PROVIDED DATA »
• • • •

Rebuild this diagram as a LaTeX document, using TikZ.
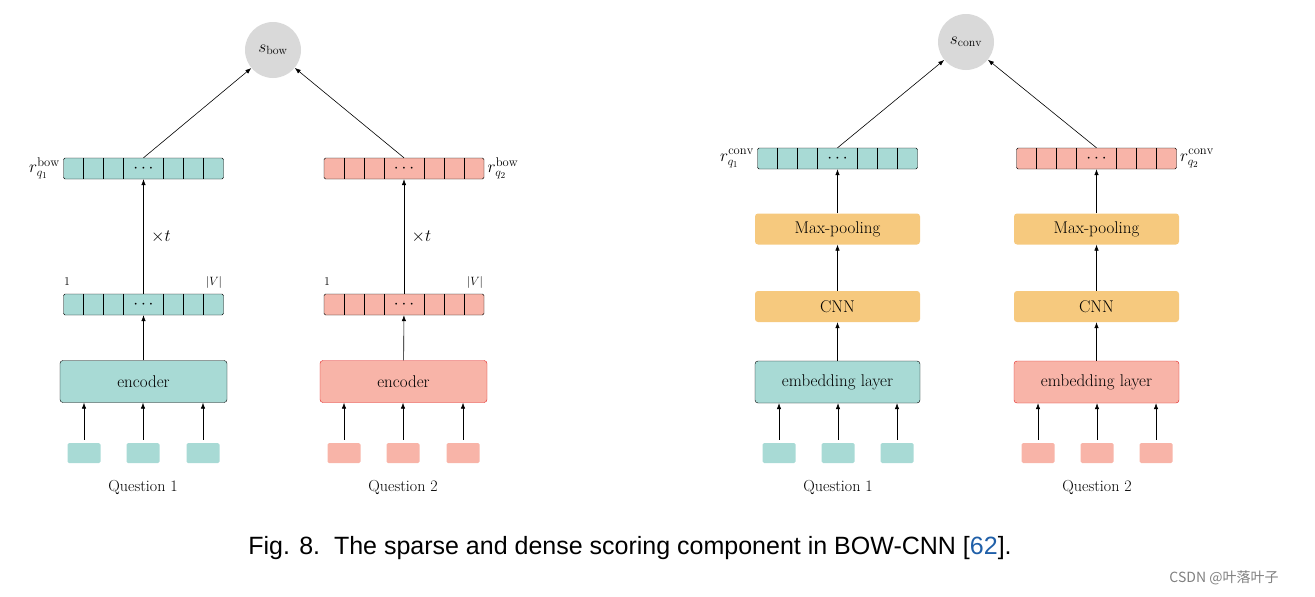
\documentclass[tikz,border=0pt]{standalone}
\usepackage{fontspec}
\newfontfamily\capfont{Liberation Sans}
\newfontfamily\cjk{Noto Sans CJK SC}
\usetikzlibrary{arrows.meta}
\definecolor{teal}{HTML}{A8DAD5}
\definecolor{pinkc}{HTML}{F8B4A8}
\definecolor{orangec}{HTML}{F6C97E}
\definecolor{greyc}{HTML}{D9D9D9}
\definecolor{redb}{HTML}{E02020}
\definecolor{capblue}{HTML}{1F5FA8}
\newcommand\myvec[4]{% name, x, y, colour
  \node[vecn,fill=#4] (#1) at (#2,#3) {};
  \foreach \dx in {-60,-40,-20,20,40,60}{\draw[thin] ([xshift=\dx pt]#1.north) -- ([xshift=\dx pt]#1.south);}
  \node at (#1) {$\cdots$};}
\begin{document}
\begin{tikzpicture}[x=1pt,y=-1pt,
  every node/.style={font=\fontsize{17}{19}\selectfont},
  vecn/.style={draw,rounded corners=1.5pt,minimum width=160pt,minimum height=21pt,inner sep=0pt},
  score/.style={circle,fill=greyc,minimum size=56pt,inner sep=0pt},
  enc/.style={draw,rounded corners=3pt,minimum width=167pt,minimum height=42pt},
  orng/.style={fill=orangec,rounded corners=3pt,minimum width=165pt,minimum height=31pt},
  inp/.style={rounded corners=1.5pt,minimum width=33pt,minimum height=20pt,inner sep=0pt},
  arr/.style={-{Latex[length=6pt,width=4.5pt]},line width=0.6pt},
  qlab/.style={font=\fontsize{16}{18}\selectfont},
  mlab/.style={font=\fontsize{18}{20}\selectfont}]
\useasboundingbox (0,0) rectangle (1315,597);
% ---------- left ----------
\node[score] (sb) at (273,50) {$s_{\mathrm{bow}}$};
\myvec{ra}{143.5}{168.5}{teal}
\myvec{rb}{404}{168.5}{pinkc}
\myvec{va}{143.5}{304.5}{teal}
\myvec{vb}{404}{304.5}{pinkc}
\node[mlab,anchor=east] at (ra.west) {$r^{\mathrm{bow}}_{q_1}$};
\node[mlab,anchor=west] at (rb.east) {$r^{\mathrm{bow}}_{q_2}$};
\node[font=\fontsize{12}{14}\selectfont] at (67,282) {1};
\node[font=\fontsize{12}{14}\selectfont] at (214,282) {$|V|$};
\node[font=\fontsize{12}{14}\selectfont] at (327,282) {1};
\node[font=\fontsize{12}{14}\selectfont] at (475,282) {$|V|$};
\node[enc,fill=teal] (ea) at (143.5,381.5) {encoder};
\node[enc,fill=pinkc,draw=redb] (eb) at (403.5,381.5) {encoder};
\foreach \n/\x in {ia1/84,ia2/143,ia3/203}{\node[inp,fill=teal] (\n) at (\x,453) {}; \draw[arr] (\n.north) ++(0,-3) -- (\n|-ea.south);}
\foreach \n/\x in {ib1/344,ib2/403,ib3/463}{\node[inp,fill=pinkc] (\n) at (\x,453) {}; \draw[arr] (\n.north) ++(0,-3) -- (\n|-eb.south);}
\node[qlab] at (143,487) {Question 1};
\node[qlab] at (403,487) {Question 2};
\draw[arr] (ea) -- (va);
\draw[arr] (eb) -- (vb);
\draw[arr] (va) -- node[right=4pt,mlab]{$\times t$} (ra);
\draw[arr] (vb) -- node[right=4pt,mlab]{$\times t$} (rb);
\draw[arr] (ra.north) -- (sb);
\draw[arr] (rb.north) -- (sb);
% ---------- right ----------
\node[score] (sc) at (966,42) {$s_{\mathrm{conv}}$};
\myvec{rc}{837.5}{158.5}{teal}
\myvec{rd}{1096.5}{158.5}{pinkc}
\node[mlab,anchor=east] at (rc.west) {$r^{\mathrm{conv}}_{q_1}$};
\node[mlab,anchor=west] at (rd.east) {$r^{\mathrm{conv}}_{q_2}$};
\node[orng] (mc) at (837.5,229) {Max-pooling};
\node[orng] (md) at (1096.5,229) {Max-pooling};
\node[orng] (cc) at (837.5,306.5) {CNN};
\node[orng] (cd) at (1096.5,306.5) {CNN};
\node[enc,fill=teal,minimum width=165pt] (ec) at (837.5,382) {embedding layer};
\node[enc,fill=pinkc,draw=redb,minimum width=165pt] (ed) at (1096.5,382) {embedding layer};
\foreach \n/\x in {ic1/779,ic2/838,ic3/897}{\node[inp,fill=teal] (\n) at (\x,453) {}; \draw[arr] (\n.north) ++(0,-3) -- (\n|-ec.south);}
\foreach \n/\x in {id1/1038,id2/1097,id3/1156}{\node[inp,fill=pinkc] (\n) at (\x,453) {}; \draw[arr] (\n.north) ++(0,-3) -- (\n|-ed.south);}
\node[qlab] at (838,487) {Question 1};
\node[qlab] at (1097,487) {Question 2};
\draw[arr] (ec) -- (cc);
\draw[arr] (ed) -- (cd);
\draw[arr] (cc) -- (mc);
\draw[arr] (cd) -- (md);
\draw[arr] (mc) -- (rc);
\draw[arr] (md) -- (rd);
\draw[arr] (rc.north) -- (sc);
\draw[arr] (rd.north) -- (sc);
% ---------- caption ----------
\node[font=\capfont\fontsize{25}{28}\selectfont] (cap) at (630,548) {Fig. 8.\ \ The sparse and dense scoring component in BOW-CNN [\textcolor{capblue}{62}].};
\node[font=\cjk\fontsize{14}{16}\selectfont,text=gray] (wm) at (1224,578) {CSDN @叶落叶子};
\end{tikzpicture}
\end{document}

• • • •

Reproduce the listing word for word and omit its pictures.

Rebuild this diagram as a LaTeX document, using TikZ.
\documentclass[tikz,border=0pt]{standalone}
\usepackage{fontspec}
\newfontfamily\capfont{Liberation Sans}
\newfontfamily\cjk{Noto Sans CJK SC}
\usetikzlibrary{arrows.meta}
\definecolor{teal}{HTML}{A8DAD5}
\definecolor{pinkc}{HTML}{F8B4A8}
\definecolor{orangec}{HTML}{F6C97E}
\definecolor{greyc}{HTML}{D9D9D9}
\definecolor{redb}{HTML}{E02020}
\definecolor{capblue}{HTML}{1F5FA8}
\newcommand\myvec[4]{% name, x, y, colour
  \node[vecn,fill=#4] (#1) at (#2,#3) {};
  \foreach \dx in {-60,-40,-20,20,40,60}{\draw[thin] ([xshift=\dx pt]#1.north) -- ([xshift=\dx pt]#1.south);}
  \node at (#1) {$\cdots$};}
\begin{document}
\begin{tikzpicture}[x=1pt,y=-1pt,
  every node/.style={font=\fontsize{17}{19}\selectfont},
  vecn/.style={draw,rounded corners=1.5pt,minimum width=160pt,minimum height=21pt,inner sep=0pt},
  score/.style={circle,fill=greyc,minimum size=56pt,inner sep=0pt},
  enc/.style={draw,rounded corners=3pt,minimum width=167pt,minimum height=42pt},
  orng/.style={fill=orangec,rounded corners=3pt,minimum width=165pt,minimum height=31pt},
  inp/.style={rounded corners=1.5pt,minimum width=33pt,minimum height=20pt,inner sep=0pt},
  arr/.style={-{Latex[length=6pt,width=4.5pt]},line width=0.6pt},
  qlab/.style={font=\fontsize{16}{18}\selectfont},
  mlab/.style={font=\fontsize{18}{20}\selectfont}]
\useasboundingbox (0,0) rectangle (1315,597);
% ---------- left ----------
\node[score] (sb) at (273,50) {$s_{\mathrm{bow}}$};
\myvec{ra}{143.5}{168.5}{teal}
\myvec{rb}{404}{168.5}{pinkc}
\myvec{va}{143.5}{304.5}{teal}
\myvec{vb}{404}{304.5}{pinkc}
\node[mlab,anchor=east] at (ra.west) {$r^{\mathrm{bow}}_{q_1}$};
\node[mlab,anchor=west] at (rb.east) {$r^{\mathrm{bow}}_{q_2}$};
\node[font=\fontsize{12}{14}\selectfont] at (67,282) {1};
\node[font=\fontsize{12}{14}\selectfont] at (214,282) {$|V|$};
\node[font=\fontsize{12}{14}\selectfont] at (327,282) {1};
\node[font=\fontsize{12}{14}\selectfont] at (475,282) {$|V|$};
\node[enc,fill=teal] (ea) at (143.5,381.5) {encoder};
\node[enc,fill=pinkc,draw=redb] (eb) at (403.5,381.5) {encoder};
\foreach \n/\x in {ia1/84,ia2/143,ia3/203}{\node[inp,fill=teal] (\n) at (\x,453) {}; \draw[arr] (\n.north) ++(0,-3) -- (\n|-ea.south);}
\foreach \n/\x in {ib1/344,ib2/403,ib3/463}{\node[inp,fill=pinkc] (\n) at (\x,453) {}; \draw[arr] (\n.north) ++(0,-3) -- (\n|-eb.south);}
\node[qlab] at (143,487) {Question 1};
\node[qlab] at (403,487) {Question 2};
\draw[arr] (ea) -- (va);
\draw[arr] (eb) -- (vb);
\draw[arr] (va) -- node[right=4pt,mlab]{$\times t$} (ra);
\draw[arr] (vb) -- node[right=4pt,mlab]{$\times t$} (rb);
\draw[arr] (ra.north) -- (sb);
\draw[arr] (rb.north) -- (sb);
% ---------- right ----------
\node[score] (sc) at (966,42) {$s_{\mathrm{conv}}$};
\myvec{rc}{837.5}{158.5}{teal}
\myvec{rd}{1096.5}{158.5}{pinkc}
\node[mlab,anchor=east] at (rc.west) {$r^{\mathrm{conv}}_{q_1}$};
\node[mlab,anchor=west] at (rd.east) {$r^{\mathrm{conv}}_{q_2}$};
\node[orng] (mc) at (837.5,229) {Max-pooling};
\node[orng] (md) at (1096.5,229) {Max-pooling};
\node[orng] (cc) at (837.5,306.5) {CNN};
\node[orng] (cd) at (1096.5,306.5) {CNN};
\node[enc,fill=teal,minimum width=165pt] (ec) at (837.5,382) {embedding layer};
\node[enc,fill=pinkc,draw=redb,minimum width=165pt] (ed) at (1096.5,382) {embedding layer};
\foreach \n/\x in {ic1/779,ic2/838,ic3/897}{\node[inp,fill=teal] (\n) at (\x,453) {}; \draw[arr] (\n.north) ++(0,-3) -- (\n|-ec.south);}
\foreach \n/\x in {id1/1038,id2/1097,id3/1156}{\node[inp,fill=pinkc] (\n) at (\x,453) {}; \draw[arr] (\n.north) ++(0,-3) -- (\n|-ed.south);}
\node[qlab] at (838,487) {Question 1};
\node[qlab] at (1097,487) {Question 2};
\draw[arr] (ec) -- (cc);
\draw[arr] (ed) -- (cd);
\draw[arr] (cc) -- (mc);
\draw[arr] (cd) -- (md);
\draw[arr] (mc) -- (rc);
\draw[arr] (md) -- (rd);
\draw[arr] (rc.north) -- (sc);
\draw[arr] (rd.north) -- (sc);
% ---------- caption ----------
\node[font=\capfont\fontsize{25}{28}\selectfont] (cap) at (630,548) {Fig. 8.\ \ The sparse and dense scoring component in BOW-CNN [\textcolor{capblue}{62}].};
\node[font=\cjk\fontsize{14}{16}\selectfont,text=gray] (wm) at (1224,578) {CSDN @叶落叶子};
\end{tikzpicture}
\end{document}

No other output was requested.